The state claims that the blood test was lawful, because of a Kansas implied consent statute, which they believe enables law enforcement to obtain a blood sample without consent in cases where there is an accident or injury. The defendant maintains that the blood test was unlawful because he did not consent to it.
Last month, a judge in Douglas County ruled that the results of the blood test would be suppressed, because the state’s implied consent statute does not clearly authorize a warrantless blood draw in a situation where there has been an accident or an injury. Further, the judge stated that law enforcement’s compliance with the state statute does not guarantee that their actions satisfied the requirements of the Fourth Amendment. In conclusion, the judge said that a search warrant should have been obtained before the blood sample was drawn.
Interestingly enough, the United States Supreme Court weighed in on the Fourth Amendment’s ban on unreasonable searches and seizures earlier this year. The Supreme Court ruled that warrantless blood draws in routine DUI investigations are not constitutional. Their decision does, however, leave the door open for warrantless blood draws to be upheld in situations where there are “exigent circumstances”. The decision appears to leave it up to the states to define “exigent circumstances”, or, at the very least to permit law enforcement to argue that such circumstances existed in any given case where the legality of a warrantless blood draw is called into question. Twenty five states currently prohibit warrantless blood draws in routine DUI cases, but many do permit them in cases where there has been an accident or injury, such as the aforementioned case in Douglas County.
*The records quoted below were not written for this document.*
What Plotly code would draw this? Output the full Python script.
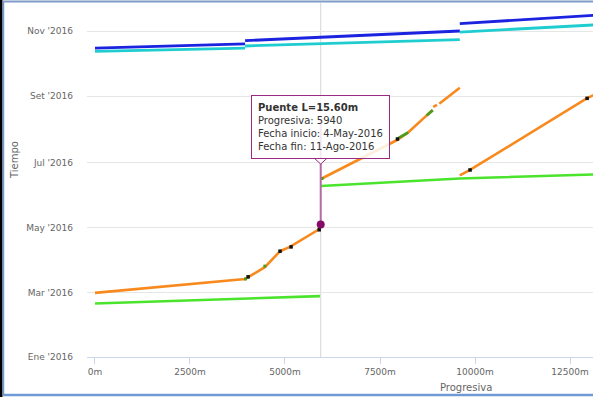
"""Diagrama espacio-tiempo (Progresiva vs Tiempo) with a hovered bridge tooltip."""

import plotly.graph_objects as go

# ---------------------------------------------------------------------------
# Data (progresiva in metres, dates of execution)
# ---------------------------------------------------------------------------
blue_m = [0, 3950, None, 3950, 9600, None, 9600, 13300]
blue_dates = ["2016-10-16", "2016-10-20", None, "2016-10-23", "2016-11-01", None, "2016-11-08", "2016-11-16"]

cyan_m = [0, 3950, None, 3950, 9600, None, 9600, 13300]
cyan_dates = ["2016-10-13", "2016-10-16", None, "2016-10-18", "2016-10-24", None, "2016-10-31", "2016-11-07"]

orange_m = [0, 3950, 4470, 4870, 5130, 5920, None,
            5970, 7950, 8240, 8740, 8880, None, 8900, 9000, None, 9060, 9600, None,
            9600, 9870, 12940, 13300]
orange_dates = ["2016-03-01", "2016-03-14", "2016-03-25", "2016-04-09", "2016-04-13", "2016-04-30", None,
                "2016-06-16", "2016-07-22", "2016-07-29", "2016-08-14", "2016-08-19", None,
                "2016-08-22", "2016-08-24", None, "2016-08-25", "2016-09-09", None,
                "2016-06-19", "2016-06-24", "2016-08-30", "2016-09-05"]

green_m = [0, 5920, None, 5940, 9600, 13300]
green_dates = ["2016-02-20", "2016-02-27", None, "2016-06-09", "2016-06-16", "2016-06-20"]

darkgreen_m = [7990, 8240, None, 8730, 8890]
darkgreen_dates = ["2016-07-24", "2016-07-29", None, "2016-08-14", "2016-08-19"]

darkgreen_pts_m = [3960, 4470, 5975]
darkgreen_pts_dates = ["2016-03-14", "2016-03-26", "2016-06-16"]

black_pts_m = [4030, 4870, 5160, 5900, 7960, 9870, 12950]
black_pts_dates = ["2016-03-16", "2016-04-09", "2016-04-13", "2016-04-29", "2016-07-23", "2016-06-24", "2016-08-30"]

# Bridge (Puente L=15.60m) at progresiva 5940
puente_m = [5940, 5940]
puente_dates = ["2016-05-04", "2016-08-11"]

x_ticks = [0, 2500, 5000, 7500, 10000, 12500]
x_ticktext = ["0m", "2500m", "5000m", "7500m", "10000m", "12500m"]
y_ticks = ["2016-01-01", "2016-03-01", "2016-05-01", "2016-07-01", "2016-09-01", "2016-11-01"]
y_ticktext = ["Ene '2016", "Mar '2016", "May '2016", "Jul '2016", "Set '2016", "Nov '2016"]

tooltip_lines = ["<b>Puente L=15.60m</b>", "Progresiva: 5940",
                 "Fecha inicio: 4-May-2016", "Fecha fin: 11-Ago-2016"]

# ---------------------------------------------------------------------------
# Layout geometry
# ---------------------------------------------------------------------------
W, H = 593, 397
M_L, M_R, M_T, M_B = 87, 0, 3, 40
PW, PH = W - M_L - M_R, H - M_T - M_B
FONT = "DejaVu Sans"
PURPLE = "#9a2a80"


def px(xp):
    return (xp - M_L) / PW


def py(yp):
    return (H - M_B - yp) / PH


fig = go.Figure()


def add_line(xs, ys, color, width):
    fig.add_trace(go.Scatter(x=xs, y=ys, mode="lines", line=dict(color=color, width=width),
                             connectgaps=False, hoverinfo="skip", showlegend=False))


add_line(green_m, green_dates, "#4be42c", 2.6)
add_line(orange_m, orange_dates, "#f8891d", 2.6)
add_line(darkgreen_m, darkgreen_dates, "#4c9c1c", 2.8)
add_line(cyan_m, cyan_dates, "#1fcdd0", 2.8)
add_line(blue_m, blue_dates, "#1b22e0", 2.8)

fig.add_trace(go.Scatter(x=darkgreen_pts_m, y=darkgreen_pts_dates, mode="markers",
                         marker=dict(color="#4c9c1c", size=3, symbol="square"),
                         hoverinfo="skip", showlegend=False))
fig.add_trace(go.Scatter(x=black_pts_m, y=black_pts_dates, mode="markers",
                         marker=dict(color="#111111", size=3.5, symbol="square"),
                         hoverinfo="skip", showlegend=False))

# hovered bridge series: line plus the highlighted start point
add_line(puente_m, puente_dates, "#b46aa4", 2)
fig.add_trace(go.Scatter(x=puente_m[:1], y=puente_dates[:1], mode="markers",
                         marker=dict(color="#860a68", size=8, opacity=1),
                         hoverinfo="skip", showlegend=False))

# crosshair
fig.add_shape(type="line", xref="x", yref="paper", x0=puente_m[0], x1=puente_m[0],
              y0=0, y1=1, line=dict(color="#d6d6d6", width=1), layer="below")

# tooltip box + pointer
tip_y = "2016-07-04 05:00"
fig.add_annotation(x=puente_m[0], y=tip_y, xref="x", yref="y", showarrow=False,
                   xanchor="center", yanchor="bottom", align="left",
                   text="<br>".join(tooltip_lines),
                   font=dict(family=FONT, size=10, color="#333333"),
                   bgcolor="rgba(255,255,255,0.85)", bordercolor=PURPLE,
                   borderwidth=1, borderpad=6)
fig.add_shape(type="path", xref="x", yref="y", xsizemode="pixel", ysizemode="pixel",
              xanchor=puente_m[0], yanchor=tip_y,
              path="M -6 0.5 L 0 -5 L 6 0.5", fillcolor="white",
              line=dict(color=PURPLE, width=1), layer="above")

# axis titles (the original chart is cropped, so they sit off-centre)
fig.add_annotation(x=px(466), y=py(387), xref="paper", yref="paper", text="Progresiva",
                   xanchor="center", yanchor="middle",
                   showarrow=False, font=dict(family=FONT, size=10, color="#666666"))
fig.add_annotation(x=px(14), y=py(160), xref="paper", yref="paper", text="Tiempo",
                   xanchor="center", yanchor="middle",
                   textangle=-90, showarrow=False, font=dict(family=FONT, size=10, color="#666666"))

# screenshot frame
fig.add_shape(type="rect", xref="paper", yref="paper", x0=px(0), x1=px(2.5), y0=py(H), y1=py(0),
              fillcolor="#000000", line=dict(width=0), layer="above")
fig.add_shape(type="line", xref="paper", yref="paper", x0=px(3.5), x1=px(3.5), y0=py(395), y1=py(1.5),
              line=dict(color="#6f9ad6", width=1.5), layer="above")
fig.add_shape(type="line", xref="paper", yref="paper", x0=px(3), x1=px(W), y0=py(395), y1=py(395),
              line=dict(color="#6f9ad6", width=2.5), layer="above")
fig.add_shape(type="line", xref="paper", yref="paper", x0=px(3), x1=px(W), y0=py(1.5), y1=py(1.5),
              line=dict(color="#7f9cc8", width=2), layer="above")

fig.update_layout(
    width=W, height=H,
    margin=dict(l=M_L, r=M_R, t=M_T, b=M_B, autoexpand=False),
    paper_bgcolor="white", plot_bgcolor="white",
    font=dict(family=FONT, color="#666666"),
    showlegend=False,
    xaxis=dict(range=[-210, 13105], tickvals=x_ticks, ticktext=x_ticktext,
               automargin=False,
               showgrid=False, zeroline=False, showline=True, linecolor="#ccd6eb",
               ticks="outside", ticklen=6, tickcolor="#ccd6eb",
               tickfont=dict(family=FONT, size=9, color="#666666")),
    yaxis=dict(type="date", range=["2016-01-01", "2016-11-27 05:00"],
               tickvals=y_ticks, ticktext=y_ticktext, automargin=False,
               showgrid=True, gridcolor="#e6e6e6", zeroline=False, showline=False,
               ticklabelstandoff=13,
               tickfont=dict(family=FONT, size=9, color="#666666")),
)

# the page is photographed at exactly the figure size, so drop the browser's body margin
fig.write_html("out.html", config={"displayModeBar": False},
               post_script="document.body.style.margin='0';")
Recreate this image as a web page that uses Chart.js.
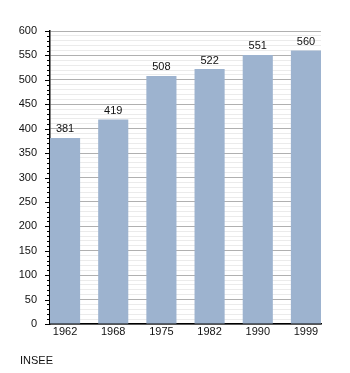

If you are accused of driving under the influence of alcohol, the best thing that you can do is to avoid saying or doing anything that could incriminate you. Inform the law enforcement officer that you wish to speak with an attorney before discussing the incident further, and call an experienced Kansas DUI defense attorney. Your Kansas DUI defense attorney can work with you to provide the best possible defense against any charges that you are facing. Call our Wichita office today at (316) 264-1548.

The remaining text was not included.